LiftRefine: Progressively Refined View Synthesis from 3D Lifting with Volume-Triplane Representations
Tung Do, Thuan Hoang Nguyen, Anh Tuan Tran, Rang Nguyen, Binh-Son Hua
TL;DR
LiftRefine tackles single- and few-view novel view synthesis by first lifting inputs into a coarse volumetric radiance field and a high-resolution tri-plane, then refining renderings with a latent diffusion model conditioned on Stage-1 features. A progressive inference scheme alternates reconstruction and diffusion to progressively fill in unseen regions while maintaining view consistency, achieving state-of-the-art results on CO3D, Google Scanned Object, and Objaverse.
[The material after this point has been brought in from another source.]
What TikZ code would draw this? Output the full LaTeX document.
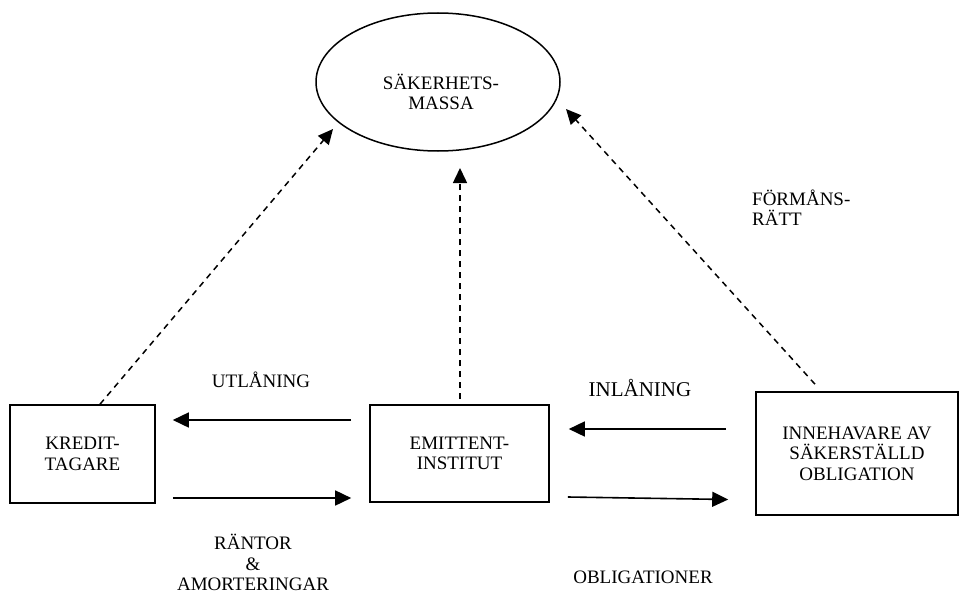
\documentclass[tikz,border=0pt]{standalone}
\usepackage{fontspec}
\setmainfont{Liberation Serif}
\usetikzlibrary{shapes.geometric,arrows.meta}
\begin{document}
\begin{tikzpicture}[x=1pt,y=-1pt,
  txt/.style={font=\fontsize{19}{20.5}\selectfont,align=center,inner sep=0pt},
  box/.style={draw,line width=1.6pt,inner sep=0pt,font=\fontsize{19}{20.5}\selectfont,align=center},
  arr/.style={line width=1.6pt,-{Triangle[length=16pt,width=15pt]}},
  darr/.style={line width=1.5pt,dash pattern=on 6pt off 5pt,-{Triangle[length=15pt,width=14pt]}}]
\useasboundingbox (0,0) rectangle (960,594);
\node[ellipse,draw,line width=1.5pt,minimum width=244pt,minimum height=138pt,inner sep=0pt] (massa) at (438,82) {};
\node[txt] (mtxt) at (441,92) {SÄKERHETS-\\MASSA};
\node[box,minimum width=145pt,minimum height=98pt] (kred) at (82.5,454) {KREDIT-\\TAGARE};
\node[box,minimum width=179pt,minimum height=97pt] (emit) at (459.5,453.5) {EMITTENT-\\INSTITUT};
\node[box,minimum width=202pt,minimum height=123pt] (inne) at (857,453.5) {INNEHAVARE AV\\SÄKERSTÄLLD\\OBLIGATION};
% solid arrows
\draw[arr] ([xshift=-18pt]emit.west |- 0,420) -- ([xshift=17pt]kred.east |- 0,420);
\draw[arr] ([xshift=17pt]kred.east |- 0,498) -- ([xshift=-18pt]emit.west |- 0,498);
\draw[arr] ([xshift=-29pt]inne.west |- 0,429) -- ([xshift=19pt]emit.east |- 0,429);
\draw[arr] ([xshift=18pt]emit.east |- 0,497) -- ([xshift=-27pt]inne.west |- 0,499.5);
% dashed arrows
\coordinate (t1) at (333,129);
\coordinate (t2) at (460,168);
\coordinate (t3) at (566,109);
\draw[darr] (kred.north -| 100,0) -- (t1);
\draw[darr] ([yshift=5pt]emit.north -| 460,0) -- (t2);
\draw[darr] ([yshift=7pt]inne.north -| 815,0) -- (t3);
% labels
\node[txt] (lutl) at (261,380) {UTLÅNING};
\node[txt,font=\fontsize{21}{24}\selectfont] (linl) at (640,388) {INLÅNING};
\node[txt] (lran) at (253,562.5) {RÄNTOR\\\&\\AMORTERINGAR};
\node[txt] (lobl) at (643,577) {OBLIGATIONER};
\node[txt,align=left,anchor=west] (lfor) at (752,207.5) {FÖRMÅNS-\\RÄTT};
\end{tikzpicture}
\end{document}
The approach balances memory efficiency and detail by fusing volume and tri-plane representations with diffusion-based hallucination, delivering high-quality, multi-view-consistent novel views. This framework enables efficient, scalable 3D-aware view synthesis with plausible occluded-region details and improved perceptual fidelity, advancing practical 3D content creation from limited input views.
Abstract
We propose a new view synthesis method via synthesizing a 3D neural field from both single or few-view input images. To address the ill-posed nature of the image-to-3D generation problem, we devise a two-stage method that involves a reconstruction model and a diffusion model for view synthesis. Our reconstruction model first lifts one or more input images to the 3D space from a volume as the coarse-scale 3D representation followed by a tri-plane as the fine-scale 3D representation. To mitigate the ambiguity in occluded regions, our diffusion model then hallucinates missing details in the rendered images from tri-planes. We then introduce a new progressive refinement technique that iteratively applies the reconstruction and diffusion model to gradually synthesize novel views, boosting the overall quality of the 3D representations and their rendering. Empirical evaluation demonstrates the superiority of our method over state-of-the-art methods on the synthetic SRN-Car dataset, the in-the-wild CO3D dataset, and large-scale Objaverse dataset while achieving both sampling efficacy and multi-view consistency.